Book Recommendation: Excellent Sheep by William Deresiewicz

What is the point of college? Is a university education merely the next step to achieving lucrative employment in finance or consulting, or a stepping stone to medical or law school?

William Deresiewicz, a professor at and alumni of Yale, examines in "Excellent Sheep: The Miseducation of American Elite" the consequences of an educational system that prioritizes checking off boxes and valuing learning only as a means to an end.

Reflecting on his own transition from high school to college, to him, "College was a blank. College was the 'next thing."

He criticizes the endless hoop-jumping society and college admissions processes subject students to. There is no room to take a step back and reflect thoughtfully on our actions and behaviors. 

"Questions of purpose and passion were not on the syllabus.
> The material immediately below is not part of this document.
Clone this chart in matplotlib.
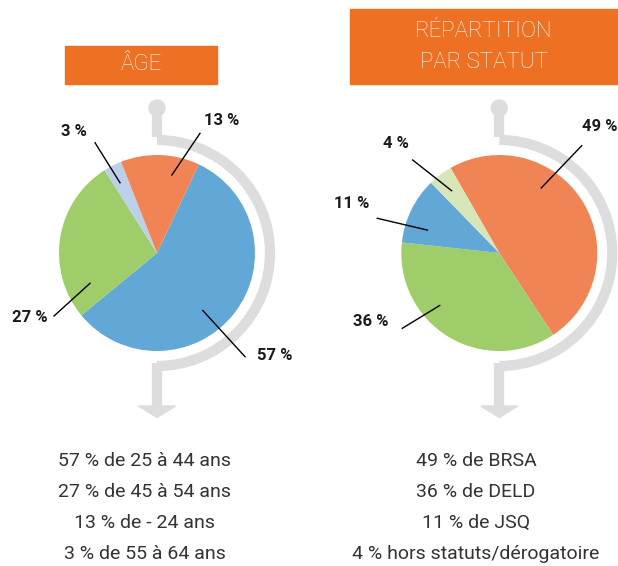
"""Infographie : répartition par âge et par statut (deux camemberts)."""

import matplotlib
matplotlib.use("Agg")
import matplotlib.pyplot as plt
import numpy as np
from matplotlib.patches import Arc, Circle, Polygon, Rectangle

plt.rcParams["font.family"] = ["Roboto", "DejaVu Sans"]

W, H = 618, 566

# --- données ---
age_values = [57, 27, 3, 13]
age_colors = ["#62a8d6", "#9fcd69", "#bdd0ea", "#f08454"]
age_labels = ["57 %", "27 %", "3 %", "13 %"]
age_lines = [
    "57 % de 25 à 44 ans",
    "27 % de 45 à 54 ans",
    "13 % de - 24 ans",
    "3 % de 55 à 64 ans",
]

statut_values = [49, 36, 11, 4]
statut_colors = ["#f08454", "#9fcd69", "#62a8d6", "#d6e6b9"]
statut_labels = ["49 %", "36 %", "11 %", "4 %"]
statut_lines = [
    "49 % de BRSA",
    "36 % de DELD",
    "11 % de JSQ",
    "4 % hors statuts/dérogatoire",
]

ORANGE = "#ee7023"
TRACK = "#dcdddc"


def py(y):
    """coordonnées pixel (origine en haut) -> axe (origine en bas)"""
    return H - y


fig = plt.figure(figsize=(W / 100, H / 100), dpi=100)
ax = fig.add_axes([0, 0, 1, 1])


def draw_panel(cx, cy, values, colors, labels, start, label_layout):
    r = 98
    wedges, _ = ax.pie(
        values,
        colors=colors,
        startangle=start,
        counterclock=False,
        radius=r,
        center=(cx, py(cy)),
        wedgeprops={"linewidth": 0},
    )
    for w in wedges:
        w.set_zorder(3)

    # rail gris autour du camembert
    rt = 113
    lw = 7.4
    ax.add_patch(Arc((cx, py(cy)), 2 * rt, 2 * rt, theta1=-90, theta2=90,
                     lw=lw, color=TRACK, zorder=1))
    ax.plot([cx, cx], [py(cy - 145), py(cy - rt - 3.5)], color=TRACK, lw=lw,
            solid_capstyle="butt", zorder=1)
    ax.add_patch(Circle((cx, py(cy - 145)), 8, color=TRACK, zorder=1))
    ax.plot([cx, cx], [py(cy + rt - 3.5), py(cy + 154)], color=TRACK, lw=lw,
            solid_capstyle="butt", zorder=1)
    ax.add_patch(Polygon([(cx - 18.5, py(cy + 153)), (cx + 18.5, py(cy + 153)),
                          (cx, py(cy + 164.5))], closed=True, color=TRACK, zorder=1))

    # étiquettes + traits de rappel
    for w, lab, (frac, rf, tx, ty, lx, ly) in zip(wedges, labels, label_layout):
        ang = np.radians(w.theta1 + frac * (w.theta2 - w.theta1))
        ix = cx + rf * r * np.cos(ang)
        iy = py(cy) + rf * r * np.sin(ang)
        ax.plot([lx, ix], [py(ly), iy], color="black", lw=1.0, zorder=4)
        ax.text(tx, py(ty), lab, ha="center", va="center", fontsize=12,
                fontweight="bold", color="#1a1a1a", zorder=5)


# (fraction dans le secteur, rayon relatif, texte x, texte y, trait x, trait y)
age_layout = [
    (0.434, 0.75, 275, 356, 245, 356.7),
    (0.844, 0.75, 30, 318, 54, 316),
    (0.58, 0.81, 74, 131.5, 95, 142.7),
    (0.31, 0.81, 222, 120.5, 200, 133.3),
]
statut_layout = [
    (0.645, 0.79, 600, 126.5, 581.7, 145.7),
    (0.367, 0.81, 371, 321.5, 402.3, 328.3),
    (0.71, 0.77, 352, 204, 377.3, 218.3),
    (0.53, 0.80, 396, 143.5, 412.7, 160),
]

draw_panel(157, 253, age_values, age_colors, age_labels, 64.7, age_layout)
draw_panel(499.3, 253, statut_values, statut_colors, statut_labels, 119.8, statut_layout)

# bandeaux de titre
ax.add_patch(Rectangle((65, py(83.5)), 152, 37.5, color=ORANGE, zorder=2))
ax.text(141, py(65), "ÂGE", ha="center", va="center", fontsize=16,
        fontweight="light", color="white", zorder=3)
ax.add_patch(Rectangle((350, py(83.5)), 268, 74.5, color=ORANGE, zorder=2))
ax.text(484, py(31.5), "RÉPARTITION", ha="center", va="center", fontsize=16,
        fontweight="light", color="white", zorder=3)
ax.text(484, py(63), "PAR STATUT", ha="center", va="center", fontsize=16,
        fontweight="light", color="white", zorder=3)

# légendes texte en bas
for i, (a, b) in enumerate(zip(age_lines, statut_lines)):
    y = 460.5 + i * 31.2
    ax.text(145, py(y), a, ha="center", va="center", fontsize=14,
            color="#333333")
    ax.text(476, py(y), b, ha="center", va="center", fontsize=14,
            color="#333333")

ax.set_xlim(0, W)
ax.set_ylim(0, H)
ax.set_aspect("equal")
ax.axis("off")

fig.savefig("out.png", dpi=100, facecolor="white")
Once they've reached the shining destination toward which their entire adolescence had been pointed...many kids find out what they have no idea why they're there, or what they want to do next."

He notes students he has taught for the past decade who learn to pass exams, but not how to use their minds. Instead of defining self-worth on their SATs and class rank, students identify with the MCAT or earning an internship at Goldman Sachs - only the credentials change.

Many students lament the stresses and comparisons that come from attending competitive high schools. Is it in your best interest to attend universities with these same sorts of people?

Especially at elite institutions, he finds a risk-averse student body terrified of failure. Deresiewicz examines the origins of our current society and offers prescriptions on how to get the most of the possibilities of exploration offered by an undergraduate education. 

One thing I appreciated about my experience at UT is there were thousands of people doing different things. UT's diverse student body offers exposure to different perspectives, opportunities, and career paths. Families often laud prestige for its own sake, but you can receive an excellent education at public universities.